Ya tienes las verdades, que no tienen por qué ser estas pero algo hay. Ahora: ¿cómo escribir las verdades? Antes he escrito una, la de los pájaros; es una pista. Las verdades se escriben con palabras, que en sí mismas también son bastante ciertas o no servirían para nada. ¿No? Son tan auténticas, las palabras, que a veces preceden a las verdades, llevan hasta ellas.
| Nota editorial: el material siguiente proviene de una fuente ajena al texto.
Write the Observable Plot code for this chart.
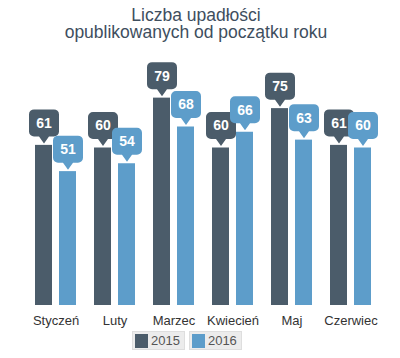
<!DOCTYPE html>
<html>
<head>
<meta charset="utf-8">
<script src="https://cdn.jsdelivr.net/npm/d3@7"></script>
<script src="https://cdn.jsdelivr.net/npm/@observablehq/plot@0.6"></script>
<style>
  html, body { margin: 0; padding: 0; background: #fff; }
  body { width: 400px; height: 358px; overflow: hidden; font-family: "Liberation Sans", Arial, sans-serif; }
  #title { height: 45px; box-sizing: border-box; padding-top: 7px; padding-right: 8px; text-align: center; font-size: 17.5px; line-height: 16.5px; color: #3e4e5e; white-space: nowrap; }
  #chart svg { display: block; }
  #legend { display: flex; gap: 4px; margin-left: 132px; margin-top: 1px; }
  .item { display: flex; align-items: center; background: #ececec; border: 1px solid #dedede; padding: 1px 4px 1px 2px; height: 15px; font-size: 13px; color: #555; }
  .sw { width: 13px; height: 14px; margin-right: 3px; }
</style>
</head>
<body>
<div id="title">Liczba upadłości<br>opublikowanych od początku roku</div>
<div id="chart"></div>
<div id="legend"></div>
<script>
const months = ["Styczeń", "Luty", "Marzec", "Kwiecień", "Maj", "Czerwiec"];
const years = ["2015", "2016"];
const v2015 = [61, 60, 79, 60, 75, 61];
const v2016 = [51, 54, 68, 66, 63, 60];
const colors = ["#4b5c6a", "#5d9dca"];

const data = [];
months.forEach((m, i) => {
  data.push({month: m, year: years[0], value: v2015[i]});
  data.push({month: m, year: years[1], value: v2016[i]});
});

const callout = {
  draw(ctx) {
    const r = 5;
    ctx.moveTo(0, -2);
    ctx.lineTo(-5, -9);
    ctx.arcTo(-15, -9, -15, -36, r);
    ctx.arcTo(-15, -36, 15, -36, r);
    ctx.arcTo(15, -36, 15, -9, r);
    ctx.arcTo(15, -9, -15, -9, r);
    ctx.lineTo(5, -9);
    ctx.closePath();
  }
};

const chart = Plot.plot({
  width: 400,
  height: 285,
  marginTop: 50,
  marginBottom: 25,
  marginLeft: 25,
  marginRight: 18,
  style: {fontSize: "13px", fontFamily: "Liberation Sans, Arial, sans-serif", color: "#333", background: "#fff"},
  fx: {domain: months, paddingInner: 0.3, paddingOuter: 0.15, axis: "bottom", label: null, tickSize: 0, tickPadding: 10},
  x: {domain: years, paddingInner: 0.3, paddingOuter: 0, axis: null},
  y: {domain: [0, 80], axis: null},
  color: {domain: years, range: colors},
  marks: [
    Plot.barY(data, {fx: "month", x: "year", y: "value", fill: "year"}),
    Plot.dot(data, {fx: "month", x: "year", y: "value", fill: "year", symbol: callout, r: 5}),
    Plot.text(data, {fx: "month", x: "year", y: "value", text: d => String(d.value), dy: -22, fill: "white", fontSize: 14, fontWeight: "bold"})
  ]
});
document.getElementById("chart").appendChild(chart);

const legend = document.getElementById("legend");
years.forEach((y, i) => {
  const item = document.createElement("div");
  item.className = "item";
  const sw = document.createElement("div");
  sw.className = "sw";
  sw.style.background = colors[i];
  item.appendChild(sw);
  item.appendChild(document.createTextNode(y));
  legend.appendChild(item);
});
</script>
</body>
</html>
También se puede decir y se dice que las verdades se pueden escribir con dibujos, con fotografías, con gestos, de amor y comprensión me gustaría, aunque muchos son de odio y egoísmo. Se pueden escribir, dicen, con un beso plantado con todas las ganas del mundo, con un grito al eco, con un suicida que salta y no muere, con un caballo que corre más rápido que tú, con los números exactos de tu sueldo y el número exacto de cervezas de una marca concreta que podrías comprar con ese dinero esta tarde, serían verdades y ellas mismas serían su expresión. Una verdad es que un planeta orbita, las fórmulas que lo demuestran, los vídeos que un día podremos (podrán) grabar para probarlo. Lo que hay al otro lado del mirador, allá abajo, incluso entre la niebla. Las verdades son el niño que sale de la vagina y el trozo de pollo que atraviesa tu garganta esta noche, en la cena, sus expresiones correspondientes y también verdades en si mismas son el llanto de la madre (y del niño) y tu sensación de que está jugoso pero le falta sal. ¿Qué son verdades y qué son expresiones de estas verdades, y qué es decir las verdades o escribir verdades? La verdad es que me he liado un poco, pero es que el tema es complejo. Se pueden decir verdades con abrazos, con un golpe, con un cuchillo que corta algo, moviendo los ojos de aquí para allá, magreando un pecho o un culo cuando no toca o cuando toca, suspendiendo un examen con justicia por una serie de razones que son verdades (te gusten o no), siendo un pez que nada en círculos y a la mañana siguiente ya no nada y está boca arriba. Todo eso es verdad y lleva incrustado la expresión de que lo es.

Pero eso no sería verdad, quiero decir que no sería escribir las verdades. Porque estamos hablando de escribir y las palabras palabras son.